Well, you have to meet my mom. She could have been McGuyver's mother. She can do ANYTHING! She does wedding cakes of the highest quality (she actually was taught a bit by the guy who did them for the royal family), she can do body work on cars, she can build, she sews (all my clothes as a kid were homemade and better than anything you could buy), knits... There is nothing my mom cannot do. She loves doing this kind of thing.
Then there is also a bit of a feminist thing to this. This is just one case. We bumped into a friend of my dad's when we were buying more sandpaper and odds and ends. He is a retired carpenter. (Also did amazing work.) When he heard what we were doing, although I know his comment was not meant maliciously, it was patronising. "We must give him tips." Really, he did it for a living for decades. What he was really saying was that we couldn't do it. But this is not the first project that we have tackled, nor was that the most condescending comment we have received by far. We are constantly being treated like idiots at the hardware store. In fact, I can count two occasions when we weren't. Hell, we have even had to go and find salesmen when it comes to powertools, because they just ignore us. Why can't we do this because we are women? Seriously?! So, because we are women, we are going to do it, and we are going to do it well.

Your next question, whether you are asking it or not, I am going to answer too:

What is a 37-year-old doing living with their mother?

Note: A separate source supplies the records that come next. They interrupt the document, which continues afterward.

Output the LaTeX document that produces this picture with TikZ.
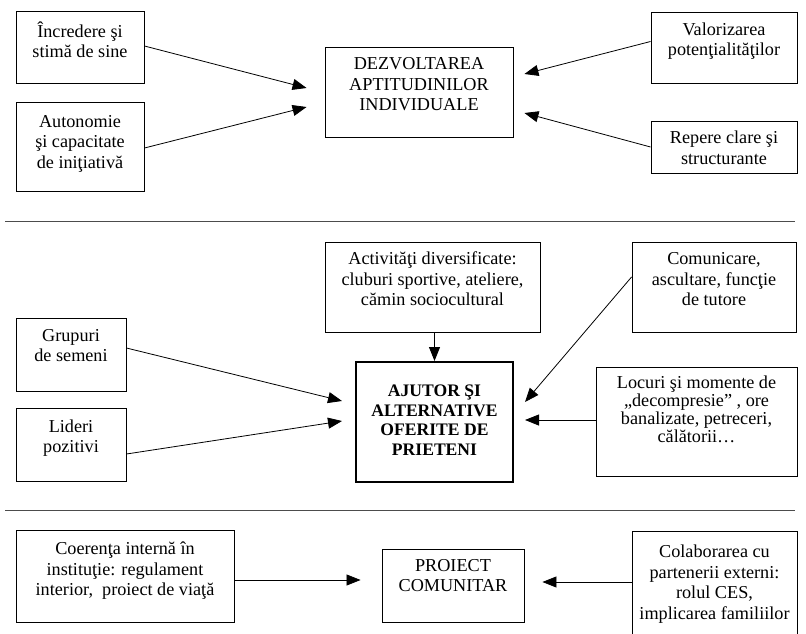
\documentclass[tikz,border=0pt]{standalone}
\usepackage{fontspec}
\setmainfont{Liberation Serif}
\usetikzlibrary{arrows.meta}
\newcommand\lns[2]{\raisebox{#1}[\height][\depth]{\begin{tabular}{@{}c@{}}#2\end{tabular}}}
\begin{document}
\begin{tikzpicture}[x=1pt,y=-1pt,
  box/.style={draw=black, line width=0.9pt, inner sep=0pt, font=\fontsize{18.2}{20.5}\selectfont},
  thickbox/.style={box, line width=2pt, font=\bfseries\fontsize{17.6}{19.5}\selectfont},
  conn/.style={line width=0.8pt, -{Triangle[length=14pt,width=11pt]}},
  sep/.style={draw=black!70, line width=1pt}]
\useasboundingbox (0,0) rectangle (806,634);
\clip (0,0) rectangle (806,634);
\fill[white] (0,0) rectangle (806,634);

% ---- top section
\node[box, minimum width=128pt, minimum height=72pt] (inc) at (80,47) {\lns{4pt}{Încredere şi\\stimă de sine}};
\node[box, minimum width=128pt, minimum height=89pt] (aut) at (80,146.5) {\lns{3pt}{Autonomie\\şi capacitate\\de iniţiativă}};
\node[box, minimum width=188pt, minimum height=90pt] (dez) at (419,92) {\lns{6pt}{DEZVOLTAREA\\APTITUDINILOR\\INDIVIDUALE}};
\node[box, minimum width=146pt, minimum height=71pt] (val) at (724,47.5) {\lns{6pt}{Valorizarea\\potenţialităţilor}};
\node[box, minimum width=146pt, minimum height=52pt] (rep) at (724,147) {\lns{-3pt}{Repere clare şi\\structurante}};

\draw[conn] ([yshift=1pt]inc.east) -- ([xshift=-18pt,yshift=4pt]dez.west);
\draw[conn] ([yshift=-1.5pt]aut.east) -- ([xshift=-18pt,yshift=-15pt]dez.west);
\draw[conn] ([yshift=6pt]val.west) -- ([xshift=11pt,yshift=18pt]dez.east);
\draw[conn] (rep.west) -- ([xshift=11pt,yshift=-21pt]dez.east);

\draw[sep] (5,221) -- (795,221);

% ---- middle section
\node[box, minimum width=215pt, minimum height=90pt] (act) at (432.5,287) {\lns{6pt}{Activităţi diversificate:\\cluburi sportive, ateliere,\\cămin sociocultural}};
\node[box, minimum width=164pt, minimum height=90pt] (com) at (714,287) {\lns{6pt}{Comunicare,\\ascultare, funcţie\\de tutore}};
\node[box, minimum width=110pt, minimum height=73pt] (gru) at (71,354.5) {\lns{7pt}{Grupuri\\de semeni}};
\node[box, minimum width=110pt, minimum height=73pt] (lid) at (71,444.5) {\lns{6pt}{Lideri\\pozitivi}};
\node[thickbox, minimum width=157pt, minimum height=120pt] (aju) at (434.5,422) {\lns{0pt}{AJUTOR ŞI\\ALTERNATIVE\\OFERITE DE\\PRIETENI}};
\node[box, minimum width=201pt, minimum height=109pt, font=\fontsize{18.2}{18}\selectfont] (loc) at (696.5,421.5) {\lns{10pt}{Locuri şi momente de\\„decompresie” , ore\\banalizate, petreceri,\\călătorii…}};

\draw[conn] ([yshift=6.5pt]gru.east) -- ([xshift=-13pt,yshift=21pt]aju.west);
\draw[conn] ([yshift=-9.5pt]lid.east) -- ([xshift=-13pt,yshift=1pt]aju.west);
\draw[conn] (act.south -| aju.north) -- (aju.north);
\draw[conn] ([yshift=10pt]com.west) -- ([xshift=11pt,yshift=20pt]aju.east);
\draw[conn] ([yshift=1.5pt]loc.west) -- ([xshift=11pt,yshift=2pt]aju.east);

\draw[sep] (5,510) -- (795,510);

% ---- bottom section
\node[box, minimum width=218pt, minimum height=92pt] (coe) at (125,576) {\lns{5pt}{Coerenţa internă în\\instituţie: regulament\\interior,~ proiect de viaţă}};
\node[box, minimum width=142pt, minimum height=73pt] (pro) at (453,585.5) {\lns{8pt}{PROIECT\\COMUNITAR}};
\node[box, minimum width=165pt, minimum height=109pt] (col) at (714.5,585.5) {\lns{1pt}{Colaborarea cu\\partenerii externi:\\rolul CES,\\implicarea familiilor}};

\draw[conn] ([yshift=-4pt]coe.east) -- ([xshift=-21pt,yshift=5.5pt]pro.west);
\draw[conn] ([yshift=3.5pt]col.west) -- ([xshift=18pt,yshift=3.5pt]pro.east);
\end{tikzpicture}
\end{document}
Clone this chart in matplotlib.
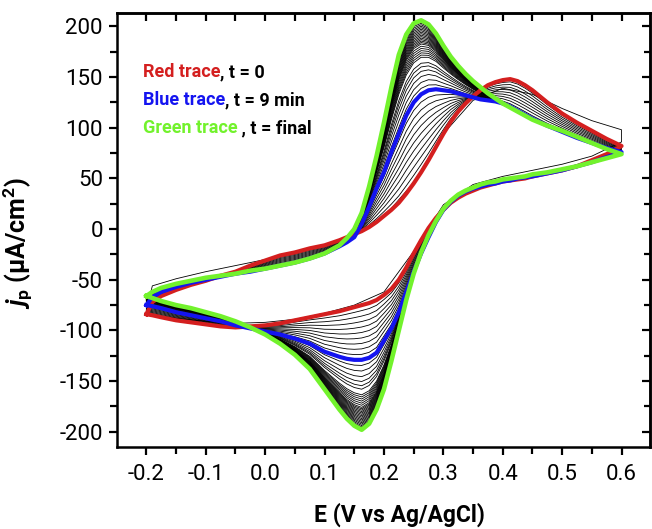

Well, my dad died 3 years and 8 days ago. I moved back to help my mom out, especially since my grandmother lives here too, and she is 93-years-old and comes from the clan McLeod. It has added some complications (like the fact that I have, or more correctly, had, furniture and a kitchen and ... you get the drift; and that I was quite happy with having a lot of space.) Mom and I merged our stuff, took the best out the duplicates and gave the rest away to Animal Welfare's secondhand shop. We get along like the Gilmore Girls though, so this arrangement actually works really well. It also beats coming home to an empty house.